[ add Keith and Dave for their thoughts ]
On Wed, Apr 17, 2019 at 2:46 PM Brice Goglin <Brice.Goglin(a)inria.fr> wrote:
Le 17/04/2019 à 23:35, Dan Williams a écrit :
> On Tue, Apr 16, 2019 at 8:31 AM Brice Goglin <Brice.Goglin(a)inria.fr> wrote:
>>
>> Le 08/04/2019 à 21:55, Brice Goglin a écrit :
>>
>> Le 08/04/2019 à 16:56, Dan Williams a écrit :
>>
>> Yes, I agree with all of the above, but I think we need a way to fix
>> this independent of the HMAT data being present. The SLIT already
>> tells the kernel enough to let tooling figure out equidistant "local"
>> nodes. While the numa_node attribute will remain a singleton the
>> tooling needs to handle this case and can't assume the HMAT data will
>> be present.
>>
>> So you want to export the part of SLIT that is currently hidden to
>> userspace because the corresponding nodes aren't registered?
>>
>> With the patch below, I get 17 17 28 28 in dax0.0/node_distance which
>> means it's close to node0 and node1.
>>
>> The code is pretty much a duplicate of read_node_distance() in
>> drivers/base/node.c.
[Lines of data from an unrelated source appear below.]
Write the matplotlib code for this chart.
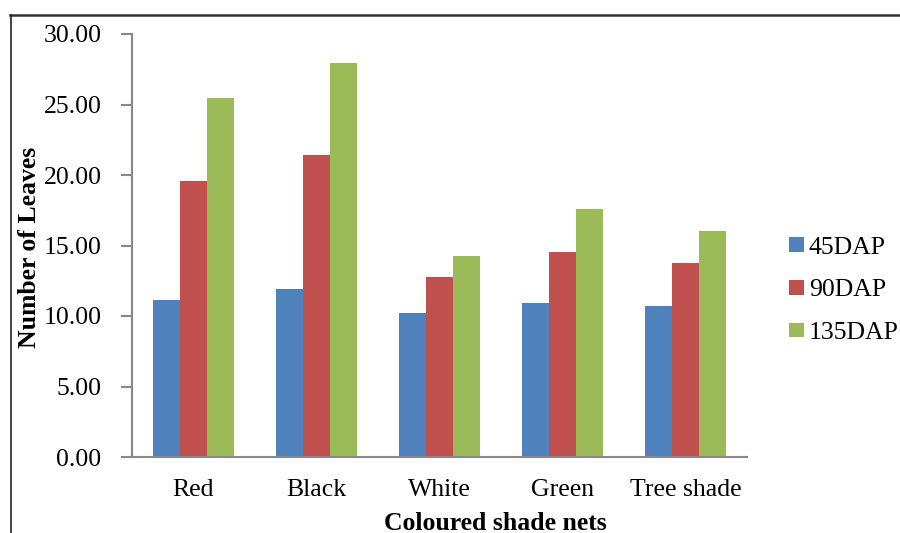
import numpy as np
import matplotlib
matplotlib.use("Agg")
import matplotlib.pyplot as plt
from matplotlib.lines import Line2D

plt.rcParams['font.family'] = ['Liberation Serif', 'DejaVu Serif']

categories = ["Red", "Black", "White", "Green", "Tree shade"]
series_names = ["45DAP", "90DAP", "135DAP"]
dap45 = [11.11, 11.94, 10.24, 10.92, 10.69]
dap90 = [19.60, 21.42, 12.79, 14.57, 13.74]
dap135 = [25.45, 27.93, 14.23, 17.60, 16.01]
colors = ["#4F81BD", "#C0504D", "#9BBB59"]
yticks = [0, 5, 10, 15, 20, 25, 30]

fig = plt.figure(figsize=(9, 5.33), dpi=100)
ax = fig.add_axes([132/900, 1-457/533, (747-132)/900, (457-34)/533])

x = np.arange(len(categories))
w = 0.22
for i, (vals, name) in enumerate(zip([dap45, dap90, dap135], series_names)):
    ax.bar(x + (i-1)*w, vals, w, color=colors[i], label=name, zorder=2)

ax.set_xlim(-0.5, len(categories)-0.5)
ax.set_ylim(0, 30)
ax.set_yticks(yticks)
ax.set_yticklabels(["%.2f" % v for v in yticks], fontsize=18.5)
ax.set_xticks(x)
ax.set_xticklabels(categories, fontsize=18.5)

for s in ["top", "right"]:
    ax.spines[s].set_visible(False)
for s in ["left", "bottom"]:
    ax.spines[s].set_color("#888888")
    ax.spines[s].set_linewidth(1.5)
ax.tick_params(axis="y", length=8, width=1.5, color="#888888", pad=14)
ax.tick_params(axis="x", length=0, pad=16)

fig.text(30/900, 1-247/533, "Number of Leaves", rotation=90, fontsize=18.5,
         fontweight="bold", ha="center", va="center")
fig.text(495/900, 1-523/533, "Coloured shade nets", fontsize=18.5,
         fontweight="bold", ha="center", va="center")

ax.legend(loc="center left", bbox_to_anchor=(1.044, 0.394), frameon=False,
          fontsize=18.5, handlelength=0.55, handleheight=0.5, handletextpad=0.2,
          labelspacing=0.81, borderaxespad=0.2)

# chart border (top and left only visible)
fig.add_artist(Line2D([10/900, 1], [1-15/533, 1-15/533], color="#333333", lw=1.8,
                      transform=fig.transFigure))
fig.add_artist(Line2D([10.5/900, 10.5/900], [0, 1-15/533], color="#222222", lw=1.2,
                      transform=fig.transFigure))

fig.savefig("out.png", dpi=100)
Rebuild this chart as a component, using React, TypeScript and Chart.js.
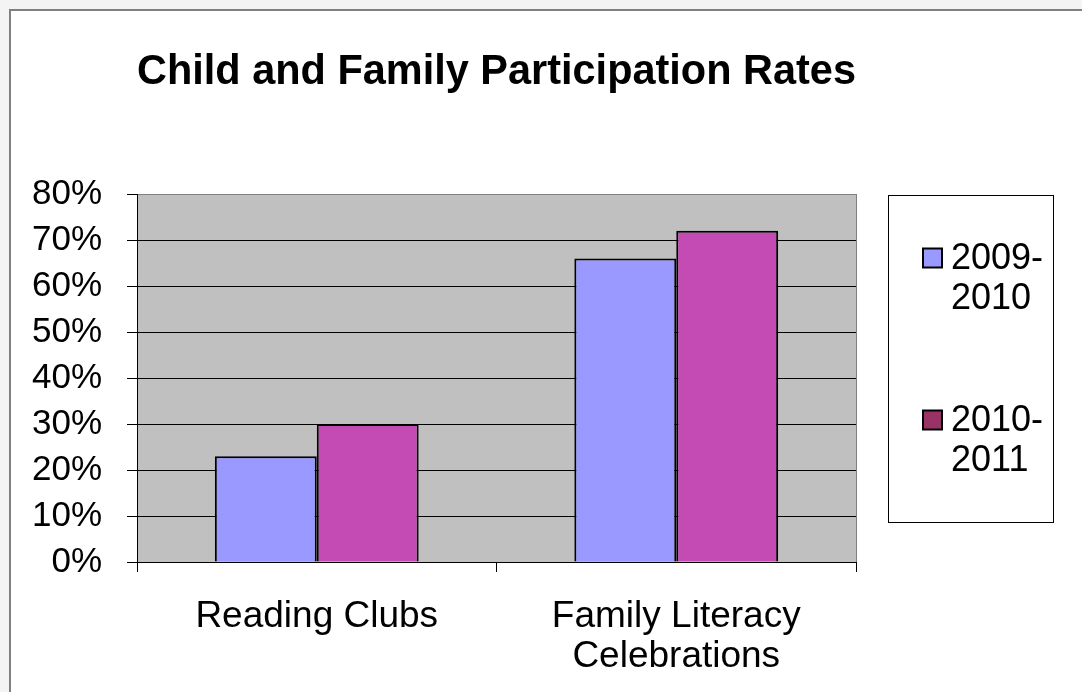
import { useEffect, useRef } from "react";
import { Chart, registerables } from "chart.js";

Chart.register(...registerables);

// Categories along the x axis (arrays wrap onto several lines)
const categories: (string | string[])[] = ["Reading Clubs", ["Family Literacy", "Celebrations"]];

// School-year series
const seriesNames = ["2009-2010", "2010-2011"];
const rates2009 = [0.23, 0.66];
const rates2010 = [0.3, 0.72];

// Value axis
const yMin = 0;
const yMax = 0.8;
const yStep = 0.1;

const barColors = ["#9999FF", "#C44BB4"];
const legendSwatches = ["#9999FF", "#993366"];

const FONT = "'Liberation Sans', Arial, Helvetica, sans-serif";

const CANVAS_W = 1071;
const CANVAS_H = 681;

// Grey plot-area fill behind the bars
const plotBackground = {
  id: "plotBackground",
  beforeDraw(chart: any) {
    const { ctx, chartArea } = chart;
    ctx.save();
    ctx.fillStyle = "#C0C0C0";
    ctx.fillRect(chartArea.left, chartArea.top, chartArea.width, chartArea.height);
    ctx.restore();
  },
};

// Boxed legend with the series names wrapped after the hyphen
const boxedLegend = {
  id: "boxedLegend",
  afterDraw(chart: any) {
    const { ctx } = chart;
    const boxX = 877.5;
    const boxY = 184.5;
    const boxW = 165;
    const boxH = 327;
    const rowCenters = [247, 409];
    const lineGap = 40;
    ctx.save();
    ctx.strokeStyle = "#000";
    ctx.lineWidth = 1;
    ctx.strokeRect(boxX, boxY, boxW, boxH);
    ctx.font = `36px ${FONT}`;
    ctx.textBaseline = "middle";
    ctx.textAlign = "left";
    chart.data.datasets.forEach((ds: any, i: number) => {
      const cy = rowCenters[i];
      ctx.fillStyle = legendSwatches[i];
      ctx.fillRect(912, cy - 9.5, 19, 19);
      ctx.lineWidth = 2;
      ctx.strokeStyle = "#000";
      ctx.strokeRect(912, cy - 9.5, 19, 19);
      const text: string = ds.label;
      const cut = text.indexOf("-") + 1;
      const lines = [text.slice(0, cut), text.slice(cut)];
      ctx.fillStyle = "#000";
      lines.forEach((ln, j) => ctx.fillText(ln, 940, cy + 1 + j * lineGap));
    });
    ctx.restore();
  },
};

export default function App() {
  const canvasRef = useRef<HTMLCanvasElement | null>(null);

  useEffect(() => {
    if (!canvasRef.current) return;
    const chart = new Chart(canvasRef.current, {
      type: "bar",
      data: {
        labels: categories,
        datasets: [
          {
            label: seriesNames[0],
            data: rates2009,
            backgroundColor: barColors[0],
            borderColor: "#000",
            borderWidth: 2,
          },
          {
            label: seriesNames[1],
            data: rates2010,
            backgroundColor: barColors[1],
            borderColor: "#000",
            borderWidth: 2,
          },
        ],
      },
      options: {
        responsive: false,
        animation: false,
        devicePixelRatio: 1,
        layout: { padding: { left: 0, right: 226, top: 0, bottom: 0 } },
        datasets: {
          bar: { categoryPercentage: 0.567, barPercentage: 1 },
        },
        plugins: {
          legend: { display: false },
          tooltip: { enabled: false },
          title: {
            display: true,
            text: "Child and Family Participation Rates",
            fullSize: false,
            align: "start",
            color: "#000",
            font: { family: FONT, size: 42, weight: "bold", lineHeight: 1.2 },
            padding: { top: 36, bottom: 96.6 },
          },
        },
        scales: {
          x: {
            grid: {
              offset: true,
              drawOnChartArea: true,
              color: (ctx: any) => (ctx.type === "tick" ? "rgba(0,0,0,0)" : "#808080"),
              tickColor: "#000",
              tickLength: 10,
              lineWidth: 1,
            },
            border: { color: "#000", width: 1 },
            ticks: {
              color: "#000",
              font: { family: FONT, size: 37, lineHeight: 1.1 },
              padding: 24,
              maxRotation: 0,
              autoSkip: false,
            },
            afterFit(scale: any) {
              scale.height = 130;
            },
          },
          y: {
            min: yMin,
            max: yMax,
            grid: {
              color: (ctx: any) =>
                ctx.tick && ctx.tick.value >= yMax - 1e-6 ? "#808080" : "#000",
              tickColor: "#000",
              tickLength: 10,
              lineWidth: 1,
            },
            border: { color: "#000", width: 1 },
            ticks: {
              stepSize: yStep,
              autoSkip: false,
              color: "#000",
              font: { family: FONT, size: 35, lineHeight: 1 },
              padding: 25,
              callback: (v: any) => `${Math.round(Number(v) * 100)}%`,
            },
            afterFit(scale: any) {
              scale.width = 126;
            },
          },
        },
      },
      plugins: [plotBackground, boxedLegend],
    });
    return () => chart.destroy();
  }, []);

  return (
    <div
      style={{
        position: "absolute",
        left: 0,
        top: 0,
        width: 1082,
        height: 692,
        overflow: "hidden",
        background: "#f4f4f4",
      }}
    >
      <div
        style={{
          position: "absolute",
          left: 9,
          top: 9,
          width: 1100,
          height: 700,
          background: "#fff",
          borderLeft: "2px solid #808080",
          borderTop: "2px solid #808080",
        }}
      >
        <canvas
          ref={canvasRef}
          width={CANVAS_W}
          height={CANVAS_H}
          style={{ display: "block", width: CANVAS_W, height: CANVAS_H }}
        />
      </div>
    </div>
  );
}
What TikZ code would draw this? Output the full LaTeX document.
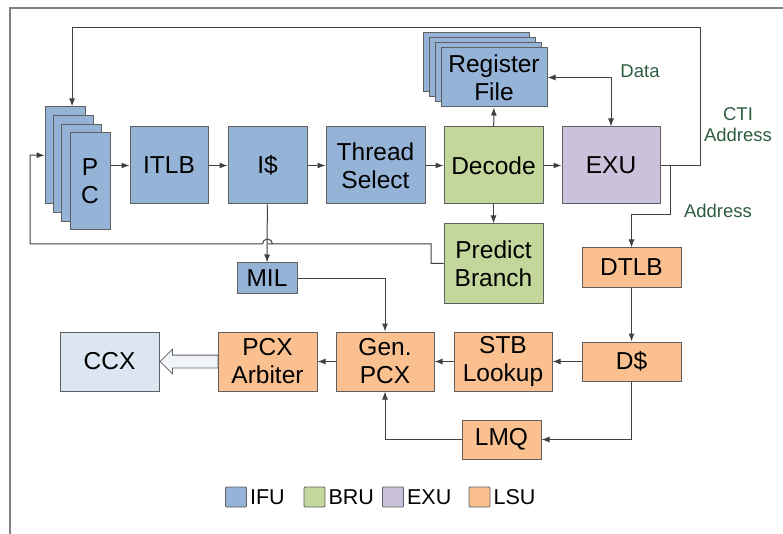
\documentclass[tikz,border=0pt]{standalone}
\usepackage{fontspec}
\setmainfont{Liberation Sans}
\usetikzlibrary{arrows.meta, positioning, shapes.arrows}

\definecolor{ifucol}{RGB}{149,179,215}
\definecolor{brucol}{RGB}{195,214,155}
\definecolor{exucol}{RGB}{204,193,218}
\definecolor{lsucol}{RGB}{250,192,144}
\definecolor{ccxcol}{RGB}{220,230,242}
\definecolor{edgegray}{RGB}{95,95,95}
\definecolor{wiregray}{RGB}{64,64,64}
\definecolor{lblgreen}{RGB}{46,92,64}

\begin{document}
\begin{tikzpicture}[x=1pt, y=-1pt, >={Latex[length=8pt,width=6pt]},
    blk/.style={draw=edgegray, line width=1pt, align=center, inner sep=0pt,
      font=\fontsize{24.5}{28}\selectfont},
    ifu/.style={blk, fill=ifucol},
    bru/.style={blk, fill=brucol},
    exu/.style={blk, fill=exucol},
    lsu/.style={blk, fill=lsucol},
    wire/.style={draw=wiregray, line width=1pt},
    lbl/.style={text=lblgreen, align=center, font=\fontsize{18.5}{21}\selectfont},
    key/.style={draw=edgegray, line width=0.8pt, rounded corners=1pt, minimum width=21pt, minimum height=20pt},
    keytext/.style={right=3pt of #1, inner sep=0pt, font=\fontsize{21.5}{24}\selectfont}]
  \useasboundingbox (0,0) rectangle (783,534);
  \draw[gray, line width=1.5pt] (783,8) -- (10,8) -- (10,534);

  % stacked cards
  \foreach \i in {3,2,1}
    \node[ifu, minimum width=40pt, minimum height=97pt] (pc\i) at ({90-8.3*\i},{181.5-8.7*\i}) {};
  \node[ifu, minimum width=40pt, minimum height=97pt] (pc0) at (90,181.5) {P\\C};
  \foreach \i in {3,2,1}
    \node[ifu, minimum width=106pt, minimum height=59pt] (rf\i) at ({494-6*\i},{77.5-5*\i}) {};
  \node[ifu, minimum width=106pt, minimum height=59pt] (rf0) at (494,77.5) {Register\\File};

  \node[ifu, minimum width=78pt, minimum height=77pt] (itlb) at (169,165.5) {ITLB};
  \node[ifu, minimum width=79pt, minimum height=77pt] (icache) at (267.5,165.5) {I\$};
  \node[ifu, minimum width=99pt, minimum height=77pt] (tsel) at (375.5,165.5) {Thread\\Select};
  \node[bru, minimum width=99pt, minimum height=77pt] (dec) at (493.5,165.5) {Decode};
  \node[exu, minimum width=98pt, minimum height=77pt] (exu) at (611,165.5) {EXU};
  \node[bru, minimum width=99pt, minimum height=79pt] (pb) at (493.5,263.5) {Predict\\Branch};
  \node[ifu, minimum width=60pt, minimum height=30pt] (mil) at (267,278) {MIL};
  \node[lsu, minimum width=99pt, minimum height=39pt] (dtlb) at (631.5,267.5) {DTLB};
  \node[lsu, minimum width=99pt, minimum height=39pt] (dc) at (631.5,361.5) {D\$};
  \node[lsu, minimum width=98pt, minimum height=59pt] (stb) at (503,361.5) {STB\\Lookup};
  \node[lsu, minimum width=98pt, minimum height=59pt] (gen) at (385,361.5) {Gen.\\PCX};
  \node[lsu, minimum width=99pt, minimum height=59pt] (arb) at (267.5,361.5) {PCX\\Arbiter};
  \node[blk, fill=ccxcol, minimum width=99pt, minimum height=59pt] (ccx) at (109.5,361.5) {CCX};
  \node[lsu, minimum width=79pt, minimum height=39pt] (lmq) at (501.5,439.5) {LMQ};

  \node[single arrow, draw=edgegray, line width=0.8pt, fill=ccxcol!40!white, shape border rotate=180,
    minimum height=58pt, single arrow head extend=6pt, inner sep=6pt, anchor=tip] (carr) at (ccx.east) {};

  \node[lbl] (ldata) at (640,71) {Data};
  \node[lbl] (lcti) at (738,125) {CTI\\Address};
  \node[lbl] (laddr) at (718,211) {Address};

  \coordinate (ctitop) at (700,28);
  \coordinate (addr) at (670,215);
  \coordinate (fbk) at (431,244);

  \draw[wire, ->] (pc0.east |- itlb.west) -- (itlb.west);
  \draw[wire, ->] (itlb) -- (icache);
  \draw[wire, ->] (icache) -- (tsel);
  \draw[wire, ->] (tsel) -- (dec);
  \draw[wire, ->] (dec) -- (exu);
  \draw[wire, ->] (dec) -- (rf0);
  \draw[wire, ->] (dec) -- (pb);
  \draw[wire, <->] (rf0.east) -| (exu.north);
  \draw[wire, ->] (exu.east) -| (ctitop) -| ([xshift=7pt]pc3.north);
  \draw[wire, ->] (exu.east -| addr) -- (addr) -| (dtlb.north);
  \draw[wire, ->] (pb.west) -| (fbk) -- (icache.south |- fbk) ++(5,0)
    arc[start angle=0, end angle=-180, radius=5] -| (30,155) -- (pc3.west);
  \draw[wire, ->] (icache) -- (mil);
  \draw[wire, ->] (mil.east) -| (gen.north);
  \draw[wire, ->] (dtlb) -- (dc);
  \draw[wire, ->] (dc) -- (stb);
  \draw[wire, ->] (stb) -- (gen);
  \draw[wire, ->] (gen) -- (arb);
  \draw[wire, ->] (dc.south) |- (lmq.east);
  \draw[wire, ->] (lmq.west) -| (gen.south);

  % legend
  \node[key, fill=ifucol] (kifu) at (236,497) {};
  \node[keytext=kifu] (tifu) {IFU};
  \node[key, fill=brucol] (kbru) at (314.5,497) {};
  \node[keytext=kbru] (tbru) {BRU};
  \node[key, fill=exucol] (kexu) at (393,497) {};
  \node[keytext=kexu] (texu) {EXU};
  \node[key, fill=lsucol] (klsu) at (479.5,497) {};
  \node[keytext=klsu] (tlsu) {LSU};
\end{tikzpicture}
\end{document}
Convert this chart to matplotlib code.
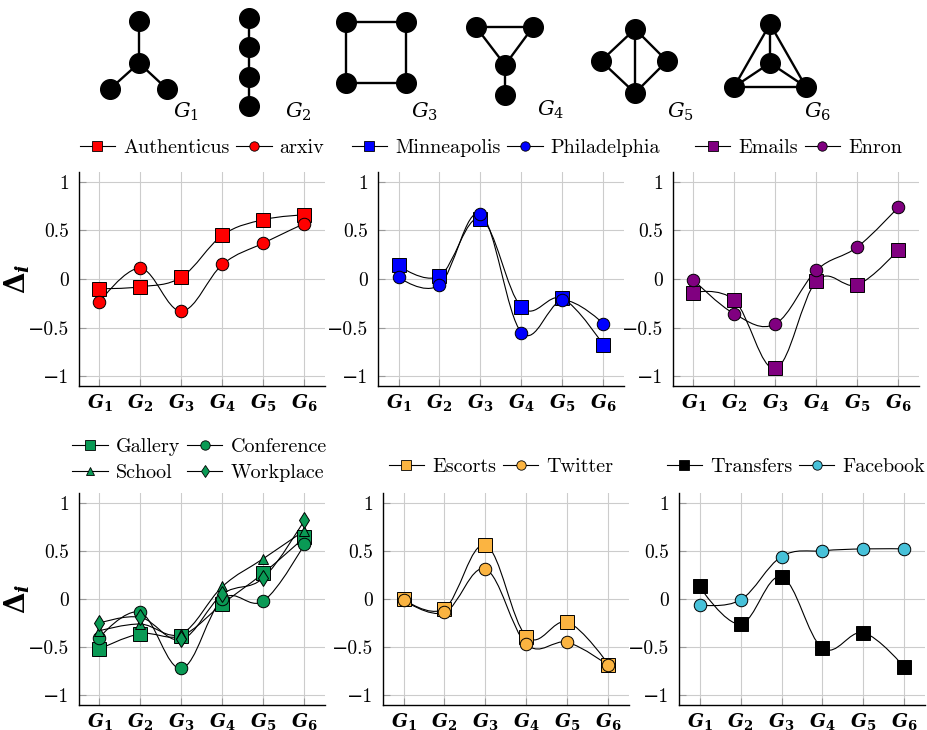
import numpy as np
import matplotlib
matplotlib.use('Agg')
import matplotlib.pyplot as plt
from matplotlib.path import Path
from matplotlib.patches import PathPatch
from matplotlib.lines import Line2D
from matplotlib.ticker import FuncFormatter

plt.rcParams['font.family'] = ['cmr10', 'DejaVu Serif']
plt.rcParams['mathtext.fontset'] = 'custom'
plt.rcParams['mathtext.rm'] = 'DejaVu Serif'
plt.rcParams['mathtext.it'] = 'DejaVu Serif:italic'
plt.rcParams['mathtext.bf'] = 'DejaVu Serif:bold:italic'
plt.rcParams['mathtext.sf'] = 'DejaVu Serif:bold'

# graphlets on the x axis
graphlets = [1, 2, 3, 4, 5, 6]
xtick_labels = [r'$\mathbf{G}_\mathsf{%d}$' % g for g in graphlets]
yticks = [-1, -0.5, 0, 0.5, 1]

# Delta_i values per network
authenticus = [-0.10, -0.08, 0.02, 0.45, 0.61, 0.66]
arxiv = [-0.24, 0.11, -0.33, 0.15, 0.37, 0.57]
minneapolis = [0.14, 0.03, 0.62, -0.29, -0.20, -0.68]
philadelphia = [0.02, -0.06, 0.67, -0.55, -0.22, -0.46]
emails = [-0.14, -0.22, -0.92, -0.02, -0.06, 0.30]
enron = [-0.01, -0.36, -0.46, 0.09, 0.33, 0.74]
gallery = [-0.52, -0.36, -0.38, -0.05, 0.27, 0.64]
conference = [-0.40, -0.14, -0.72, 0.00, -0.02, 0.57]
school = [-0.33, -0.26, -0.36, 0.13, 0.42, 0.71]
workplace = [-0.25, -0.19, -0.42, 0.05, 0.22, 0.82]
escorts = [0.00, -0.10, 0.56, -0.39, -0.24, -0.68]
twitter = [-0.01, -0.14, 0.31, -0.47, -0.45, -0.69]
transfers = [0.13, -0.26, 0.23, -0.51, -0.35, -0.71]
facebook = [-0.06, -0.01, 0.44, 0.50, 0.52, 0.52]

red, blue, purple = '#ff0000', '#0000ff', '#800080'
green, orange, cyan = '#0a9a55', '#fbb441', '#47c1d9'

# (label, values, color, marker, size)
panels = [
    [('Authenticus', authenticus, red, 's', 9.5), ('arxiv', arxiv, red, 'o', 9)],
    [('Minneapolis', minneapolis, blue, 's', 9.5), ('Philadelphia', philadelphia, blue, 'o', 9)],
    [('Emails', emails, purple, 's', 9.5), ('Enron', enron, purple, 'o', 9)],
    [('Gallery', gallery, green, 's', 9.5), ('Conference', conference, green, 'o', 9),
     ('School', school, green, '^', 7.5), ('Workplace', workplace, green, 'd', 8)],
    [('Escorts', escorts, orange, 's', 9.5), ('Twitter', twitter, orange, 'o', 9)],
    [('Transfers', transfers, 'k', 's', 9.5), ('Facebook', facebook, cyan, 'o', 9)],
]

# small graph icons drawn above the panels: node positions, edges, label position
icon_nodes = [
    [(139, 21), (139, 63), (110, 89), (167, 89)],
    [(249, 18), (249, 47), (249, 77), (249, 106)],
    [(346, 22), (406, 22), (406, 83), (346, 83)],
    [(476, 27), (533, 27), (505, 65), (505, 95)],
    [(635, 29), (601, 61), (667, 61), (635, 93)],
    [(770, 24), (770, 63), (734, 87), (806, 87)],
]
icon_edges = [
    [(1, 0), (1, 2), (1, 3)],
    [(0, 1), (1, 2), (2, 3)],
    [(0, 1), (1, 2), (2, 3), (3, 0)],
    [(0, 1), (0, 2), (1, 2), (2, 3)],
    [(0, 1), (0, 2), (1, 3), (2, 3), (0, 3)],
    [(0, 1), (0, 2), (0, 3), (1, 2), (1, 3), (2, 3)],
]
icon_label_pos = [(186, 112), (298, 112), (424, 112), (551, 110), (680, 112), (818, 112)]


def smooth_path(xs, ys, f=0.18):
    # cubic bezier through the points, like a pgfplots "smooth" plot
    pts = np.column_stack([xs, ys]).astype(float)
    n = len(pts)
    verts = [pts[0]]
    codes = [Path.MOVETO]
    for i in range(n - 1):
        p0, p1 = pts[i], pts[i + 1]
        t0 = pts[i + 1] - pts[i - 1] if i > 0 else np.zeros(2)
        t1 = pts[i + 2] - pts[i] if i + 2 < n else np.zeros(2)
        verts += [p0 + f * t0, p1 - f * t1, p1]
        codes += [Path.CURVE4] * 3
    return Path(verts, codes)


fig = plt.figure(figsize=(9.28, 7.30), dpi=100)

W, H = 928, 730
ax_lefts = [79, 378, 673, 79, 383, 679]
ax_tops = [172, 172, 172, 493, 493, 493]
ax_w = 246
ax_h = [214, 214, 214, 212, 212, 212]
leg_anchor = [(0.5, 1.112), (0.52, 1.112), (0.51, 1.112),
              (0.49, 1.155), (0.48, 1.123), (0.475, 1.123)]

fmt = FuncFormatter(lambda v, p: ('%g' % v).replace('-', '\u2212'))

for k, series in enumerate(panels):
    l, t, h = ax_lefts[k], ax_tops[k], ax_h[k]
    ax = fig.add_axes([l / W, 1 - (t + h) / H, ax_w / W, h / H])
    handles = []
    for label, vals, col, mk, ms in series:
        ax.add_patch(PathPatch(smooth_path(graphlets, vals), fill=False,
                               lw=0.8, edgecolor='k', zorder=3))
        ax.plot(graphlets, vals, ls='none', marker=mk, ms=ms, mfc=col,
                mec='k', mew=0.7, zorder=4)
        handles.append(Line2D([], [], color='k', lw=0.8, marker=mk, ms=ms * 0.75,
                              mfc=col, mec='k', mew=0.6, label=label))
    ax.set_xlim(0.5, 6.5)
    ax.set_ylim(-1.1, 1.1)
    ax.set_xticks(graphlets)
    ax.set_xticklabels(xtick_labels, fontsize=13.5)
    ax.set_yticks(yticks)
    ax.yaxis.set_major_formatter(fmt)
    ax.tick_params(axis='y', direction='in', length=5, color='#999999', labelsize=14, pad=7)
    ax.tick_params(axis='x', direction='in', length=5, color='#999999', pad=4)
    ax.grid(True, color='#cccccc', lw=0.8)
    ax.set_axisbelow(True)
    for s in ['top', 'right']:
        ax.spines[s].set_visible(False)
    for s in ['left', 'bottom']:
        ax.spines[s].set_linewidth(1.0)
    if len(handles) == 4:
        handles = [handles[0], handles[2], handles[1], handles[3]]
    ax.legend(handles=handles, ncol=2, loc='center', bbox_to_anchor=leg_anchor[k],
              frameon=False, fontsize=14.5, handlelength=1.75, handletextpad=0.4,
              columnspacing=0.35, labelspacing=0.42, borderaxespad=0, borderpad=0)
    if k in (0, 3):
        ax.set_ylabel(r'$\mathsf{\Delta}_\mathbf{i}$', fontsize=20)
        ax.yaxis.set_label_coords(-0.19, 0.5)

# graph icons
ax_icons = fig.add_axes([0, 1 - 131 / H, 1, 131 / H])
ax_icons.set_xlim(0, W)
ax_icons.set_ylim(131, 0)
ax_icons.axis('off')
for g, nodes in enumerate(icon_nodes):
    nodes = np.array(nodes)
    for a, b in icon_edges[g]:
        ax_icons.plot(nodes[[a, b], 0], nodes[[a, b], 1], color='k', lw=1.7, zorder=1)
    ax_icons.scatter(nodes[:, 0], nodes[:, 1], s=200, color='k', zorder=2)
    lx, ly = icon_label_pos[g]
    ax_icons.text(lx, ly, r'$\mathit{G}_\mathit{%d}$' % graphlets[g], fontsize=15,
                  ha='center', va='center')

fig.savefig('out.png', dpi=100)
Not sure it's worth factorizing such small functions?
>>
>> The name "node_distance" (instead of "distance" for NUMA
nodes) is also
>> subject to discussion.
>>
>> Here's a better patch that exports the existing routine for showing
>> node distances, and reuses it in dax/bus.c and nvdimm/pfn_devs.c:
>>
>> # cat /sys/class/block/pmem1/device/node_distance
>> 28 28 17 17
>> # cat /sys/bus/dax/devices/dax0.0/node_distance
>> 17 17 28 28
>>
>> By the way, it also handles the case where the nd_region has no
>> valid target_node (idea stolen from kmem.c).
>>
>> Are there other places where it'd be useful to export that attribute?
>>
>> Ideally we could just export it in the region sysfs directory,
>> but I can't find backlinks going from daxX.Y or pmemZ to that
>> region directory :/
> I understand where you're trying to go, but this is too dax-device
> specific. What about a storage-controller in the topology that is
> equidistant from multiple cpu nodes. I'd rather solve this from the
> tooling perspective to lookup cpu nodes that are equidistant to the
> device's "numa_node".
I don't see how you're going to lookup those equidistant nodes. In the
above case, pmem1 numa_node is 2. Where do you want tools to find the
information that pmem1 is actually close to node2 AND node3?
Yeah, I was indeed confusing proximity-domain and numa-node in my
thought process of what information userspace tools have readily
available, but I think a generic solution is still salvageable.
That information is hidden in SLIT node5<->node2 and
node5<->node3 but
these are not exposed to userspace tools since node5 isn't registered.
I think the root problem is that the kernel allocates numa-nodes in
arch-specific code at the beginning of time and the proximity-domain
information is not readily available with the expectation that the
Linux numa node is sufficient.
Your node_distance attribute proposal solves this, but I find SLIT
data to be a bit magical and poorly specified, especially across
architectures.
What about just exporting the proximity domain information via an
opaque firmware-implementation-specific 'node_handle' attribute? Then
the node_handle can be used to consult questions like what numa-nodes
is this handle local to beyond what the 'numa_node' attribute
indicates, what is the effective target-node for this node-handle, and
allow for interrogating the next level of detail beyond what
CONFIG_HMEM_REPORTING allows.